According to quantum theory, the vacuum swarms with particles that pop in and out of existence. While they are virtual, these particles are at the root of observable quantum phenomena like the Casimir effect. James Koga and Takehito Hayakawa at the National Institutes for Quantum and Radiological Science and Technology, Japan, have now detailed a way to measure with unprecedented accuracy a difficult-to-isolate quantum-vacuum effect known as Delbrück scattering. The approach may allow sensitive tests of the theory of quantum electrodynamics (QED).
Delbrück scattering has analogies with the better-known form of scattering responsible for the color of the sky—Rayleigh scattering. Rayleigh scattering arises from the interaction of photons with bound electric charges in the scattering particles. Delbrück scattering instead derives from the interaction of photons with virtual electron-positron pairs in the presence of the Coulomb field of an atomic nucleus. First observed in the 1970s, the effect remains hard to characterize because it occurs in combination with four other types of scattering, including Rayleigh.

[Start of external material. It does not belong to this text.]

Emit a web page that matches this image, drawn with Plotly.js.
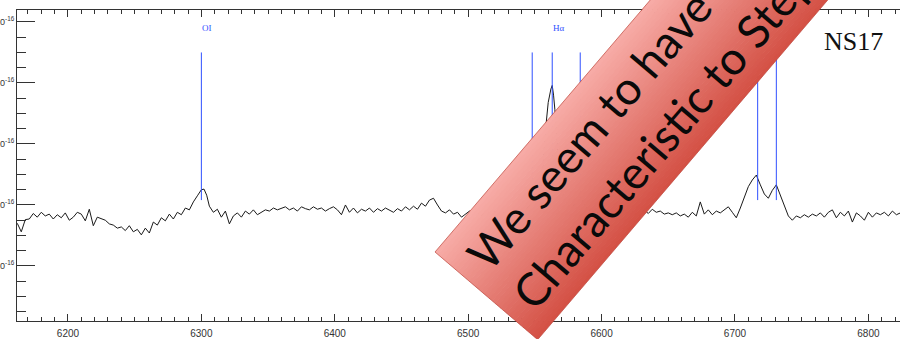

Koga and Hayakawa propose a method to isolate and measure Delbrück scattering. The key to their solution is the use of polarized gamma rays. According to their calculations, an appropriate choice of scattering angle, photon polarization, and photon energy would make Delbrück scattering 2 orders of magnitude stronger than that of the other three forms of scattering. Assuming the use of tin as the scattering material and a high-flux gamma-ray source like ELI-NP (Extreme Light Infrastructure – Nuclear Physics)—a facility under construction in Romania—the team predicts that, using data collected over 76 days, the method could double the accuracy achieved in previous experiments.